Our tip: This clause is already standard in pre-formulated contracts and needs to be filled out correctly. We would be glad to check whether the clause has been filled out appropriately for you and that the right deadlines are given before you sign your contract.
The wrong property as a security
With the current growth in value, investors are likely to buy additional properties. When it comes to loans, often times the wrong property is mortgaged.
Our tip: If you would like to do financing, ALWAYS finance the first property and ALWAYS directly while buying (see below). US banks generally consider the first-bought house as the second residence. You can get the best interest and the highest mortgaging on a second home. Every additional property is considered an "investment" and will receive lower mortgaging and a higher interest rate.
Wrong timing
Those who do not apply for financing until after the purchase of the property are often surprised when they find out that they cannot choose between all available loan programs, since many banks provide purchasing, but no refinancing.
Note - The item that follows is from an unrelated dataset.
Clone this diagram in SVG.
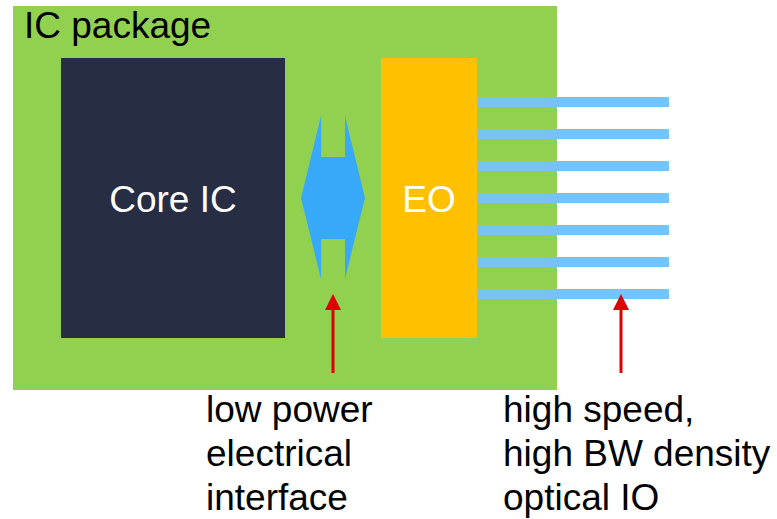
<svg xmlns="http://www.w3.org/2000/svg" width="777" height="519" viewBox="0 0 777 519">
<style>
text{font-family:"Liberation Sans",Arial,sans-serif;font-size:37px;}
.dark{fill:#000;}
.light{fill:#fff;}
.fiber{fill:#75C3F9;}
.red{stroke:#E00000;stroke-width:3;fill:none;}
</style>
<defs>
<marker id="ah" viewBox="0 0 16 16" refX="10" refY="8" markerWidth="16" markerHeight="16" markerUnits="userSpaceOnUse" orient="auto">
<path d="M0,0 L16,8 L0,16 Z" fill="#E00000"/>
</marker>
</defs>
<rect width="777" height="519" fill="#fff"/>
<g id="package">
<rect x="13" y="6" width="544" height="384" fill="#92D050"/>
<text class="dark" x="24" y="38">IC package</text>
</g>
<g id="core-ic">
<rect x="61" y="58" width="224" height="280" fill="#272D42"/>
<text class="light" x="173" y="212" text-anchor="middle">Core IC</text>
</g>
<g id="eo">
<rect x="381" y="58" width="96" height="280" fill="#FFC000"/>
<text class="light" x="429" y="212" text-anchor="middle">EO</text>
</g>
<g id="electrical-interface">
<polygon points="321,116 321,157 345,157 345,116 365,198 345,279 345,239 321,239 321,279 301,198" fill="#38A9F9"/>
</g>
<g id="optical-io">
<rect class="fiber" x="477" y="97" width="192" height="10"/>
<rect class="fiber" x="477" y="129" width="192" height="10"/>
<rect class="fiber" x="477" y="161" width="192" height="10"/>
<rect class="fiber" x="477" y="193" width="192" height="10"/>
<rect class="fiber" x="477" y="225" width="192" height="10"/>
<rect class="fiber" x="477" y="257" width="192" height="10"/>
<rect class="fiber" x="477" y="289" width="192" height="10"/>
</g>
<g id="connectors">
<line class="red" x1="333" y1="373" x2="333" y2="300" marker-end="url(#ah)"/>
<line class="red" x1="621" y1="373" x2="621" y2="300" marker-end="url(#ah)"/>
</g>
<g id="label-electrical">
<text class="dark" x="206" y="422">low power</text>
<text class="dark" x="206" y="466">electrical</text>
<text class="dark" x="206" y="510">interface</text>
</g>
<g id="label-optical">
<text class="dark" x="503" y="422">high speed,</text>
<text class="dark" x="503" y="466">high BW density</text>
<text class="dark" x="503" y="510">optical IO</text>
</g>
</svg>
Our tip: If possible, finance right when buying. The product range is a lot wider when buying property than for a subsequent financing. Interest and closing costs can be higher, while the lending limit will be lower.
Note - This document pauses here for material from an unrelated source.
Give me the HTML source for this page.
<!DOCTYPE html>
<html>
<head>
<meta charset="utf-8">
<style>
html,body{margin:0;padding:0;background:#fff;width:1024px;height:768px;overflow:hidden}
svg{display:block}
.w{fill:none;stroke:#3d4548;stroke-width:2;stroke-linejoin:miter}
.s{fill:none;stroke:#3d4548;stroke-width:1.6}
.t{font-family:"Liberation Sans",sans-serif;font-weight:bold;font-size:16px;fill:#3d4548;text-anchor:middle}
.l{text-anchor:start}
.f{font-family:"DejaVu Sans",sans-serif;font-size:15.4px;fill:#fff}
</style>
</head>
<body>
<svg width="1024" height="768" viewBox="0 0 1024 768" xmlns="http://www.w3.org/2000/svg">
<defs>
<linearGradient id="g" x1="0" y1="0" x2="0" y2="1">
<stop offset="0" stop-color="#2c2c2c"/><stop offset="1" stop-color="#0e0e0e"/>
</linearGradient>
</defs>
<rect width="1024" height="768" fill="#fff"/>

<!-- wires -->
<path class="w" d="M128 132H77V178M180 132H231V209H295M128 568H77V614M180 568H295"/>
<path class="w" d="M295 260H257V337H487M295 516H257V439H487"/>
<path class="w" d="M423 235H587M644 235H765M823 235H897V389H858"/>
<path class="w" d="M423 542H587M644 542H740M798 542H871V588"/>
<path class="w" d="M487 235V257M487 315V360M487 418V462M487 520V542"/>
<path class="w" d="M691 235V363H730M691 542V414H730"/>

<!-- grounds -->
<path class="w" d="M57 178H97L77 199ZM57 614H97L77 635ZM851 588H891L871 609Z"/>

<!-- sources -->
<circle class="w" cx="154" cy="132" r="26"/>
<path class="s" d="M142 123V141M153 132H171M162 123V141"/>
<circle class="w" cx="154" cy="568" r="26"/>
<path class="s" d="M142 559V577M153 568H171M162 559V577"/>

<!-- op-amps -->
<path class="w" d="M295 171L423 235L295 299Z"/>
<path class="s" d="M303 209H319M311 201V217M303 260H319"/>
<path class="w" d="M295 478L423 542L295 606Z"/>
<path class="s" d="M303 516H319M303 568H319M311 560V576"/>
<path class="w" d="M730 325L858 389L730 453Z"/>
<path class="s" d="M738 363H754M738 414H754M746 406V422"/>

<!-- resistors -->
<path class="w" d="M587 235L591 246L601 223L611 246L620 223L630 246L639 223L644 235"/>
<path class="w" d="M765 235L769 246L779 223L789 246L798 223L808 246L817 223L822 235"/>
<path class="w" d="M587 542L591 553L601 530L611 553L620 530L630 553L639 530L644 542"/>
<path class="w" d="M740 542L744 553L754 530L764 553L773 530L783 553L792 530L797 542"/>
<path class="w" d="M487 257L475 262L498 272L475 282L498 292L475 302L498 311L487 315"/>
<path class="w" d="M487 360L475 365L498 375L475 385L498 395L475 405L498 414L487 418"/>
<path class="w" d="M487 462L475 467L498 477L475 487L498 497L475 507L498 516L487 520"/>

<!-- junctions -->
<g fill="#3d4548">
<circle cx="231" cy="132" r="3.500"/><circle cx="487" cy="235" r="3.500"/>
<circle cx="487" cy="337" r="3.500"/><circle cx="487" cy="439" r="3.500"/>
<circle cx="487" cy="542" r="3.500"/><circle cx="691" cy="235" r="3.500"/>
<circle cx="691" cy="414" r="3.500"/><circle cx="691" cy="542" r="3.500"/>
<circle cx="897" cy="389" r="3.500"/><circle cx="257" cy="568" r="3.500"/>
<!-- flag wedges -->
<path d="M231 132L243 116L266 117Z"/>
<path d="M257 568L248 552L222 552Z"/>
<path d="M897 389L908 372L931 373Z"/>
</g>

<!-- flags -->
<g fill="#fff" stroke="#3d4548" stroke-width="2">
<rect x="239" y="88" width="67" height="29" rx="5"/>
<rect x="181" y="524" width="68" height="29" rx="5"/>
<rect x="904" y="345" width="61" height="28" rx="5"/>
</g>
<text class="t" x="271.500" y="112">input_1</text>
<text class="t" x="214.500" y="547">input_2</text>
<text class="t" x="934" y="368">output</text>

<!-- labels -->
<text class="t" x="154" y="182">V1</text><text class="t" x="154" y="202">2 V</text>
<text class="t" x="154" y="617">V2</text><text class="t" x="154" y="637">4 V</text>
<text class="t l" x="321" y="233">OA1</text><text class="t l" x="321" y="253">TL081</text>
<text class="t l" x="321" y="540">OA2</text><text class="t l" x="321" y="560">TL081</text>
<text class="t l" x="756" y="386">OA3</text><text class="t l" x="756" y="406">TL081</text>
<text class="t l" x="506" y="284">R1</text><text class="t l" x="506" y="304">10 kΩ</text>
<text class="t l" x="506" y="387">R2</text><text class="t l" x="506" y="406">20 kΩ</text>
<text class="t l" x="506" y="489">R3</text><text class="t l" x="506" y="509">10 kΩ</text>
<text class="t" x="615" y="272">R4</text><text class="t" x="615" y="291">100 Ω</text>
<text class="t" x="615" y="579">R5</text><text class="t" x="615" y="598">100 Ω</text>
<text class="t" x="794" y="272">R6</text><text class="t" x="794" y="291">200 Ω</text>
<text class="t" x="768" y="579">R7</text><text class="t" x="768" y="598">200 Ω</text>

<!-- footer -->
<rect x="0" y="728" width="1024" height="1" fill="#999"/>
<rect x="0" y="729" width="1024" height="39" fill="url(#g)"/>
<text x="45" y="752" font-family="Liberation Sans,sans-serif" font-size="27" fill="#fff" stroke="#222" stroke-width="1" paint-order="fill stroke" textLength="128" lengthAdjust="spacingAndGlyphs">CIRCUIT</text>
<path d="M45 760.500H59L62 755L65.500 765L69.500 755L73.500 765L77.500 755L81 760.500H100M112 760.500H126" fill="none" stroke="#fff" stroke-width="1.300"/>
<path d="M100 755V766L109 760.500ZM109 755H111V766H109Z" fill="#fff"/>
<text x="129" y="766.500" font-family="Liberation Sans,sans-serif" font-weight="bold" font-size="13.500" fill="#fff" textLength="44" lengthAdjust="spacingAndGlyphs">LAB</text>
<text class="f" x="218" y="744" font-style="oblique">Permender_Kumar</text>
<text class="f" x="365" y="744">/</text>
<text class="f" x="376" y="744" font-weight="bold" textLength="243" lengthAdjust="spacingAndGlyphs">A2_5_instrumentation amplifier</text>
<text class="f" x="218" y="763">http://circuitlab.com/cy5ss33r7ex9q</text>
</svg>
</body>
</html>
Corporation instead of private property
If you have bought through your company then your financing also has to be done through it. Most lenders will only allow title to be taken in a personal name, but we do have a small number of lenders which will allow for corporate title. Their guidelines for this are very specific, so please check with us or your attorney before signing the contract.
Our tip: If you should choose to register your property through the company regardless, you should do so only after you have already applied for financing, and considered all options.
Insufficient credit amount
Again and again foreign buyers of US properties make calculations that are not sufficient and apply for a loan amount that is too small. But what happens when additional furniture or a boat has to be added or if renovations are needed? An additional financing or additional mortgage is always possible, but again this is linked to the current value of the home which changes constantly.
Our tip: Most financing done in the USA does not include prepayment penalties. Therefore: It is better to be generous with your calculations and to factor in possible additional costs which may come up! The down payment that you do not use can always be paid back - without incurring penalties directly to the principle of the loan.
Cash payment instead of financing
A lot of times foreign investors think that financing is considered to be borrowing only and therefore pay in cash.
Our tip: There are several reasons aside from the liquidity question to prefer financing to the payment in cash. To mention the three most important ones: tax comparison of loan cost, interest and rental income / maximize control through the bank / building of credit history in the USA (only possible with liabilities!!) You may want to speak to your accountant, a US accountant or an attorney before you make your decision.
Application of a mortgage after construction started
Those who do not apply for a mortgage until after construction started will be confronted with an immense time – and cost commitment: for every service provider and delivery so-called “Lien Waivers” have to be obtained. This can take several weeks. In the meantime, construction has to be stopped. In the worst case scenario the construction costs and interest will rise through the roof in the meantime.
Our tip: Even if the smallest possibility exists that construction financing will be needed, it should definitely be applied for prior to the commencement of construction.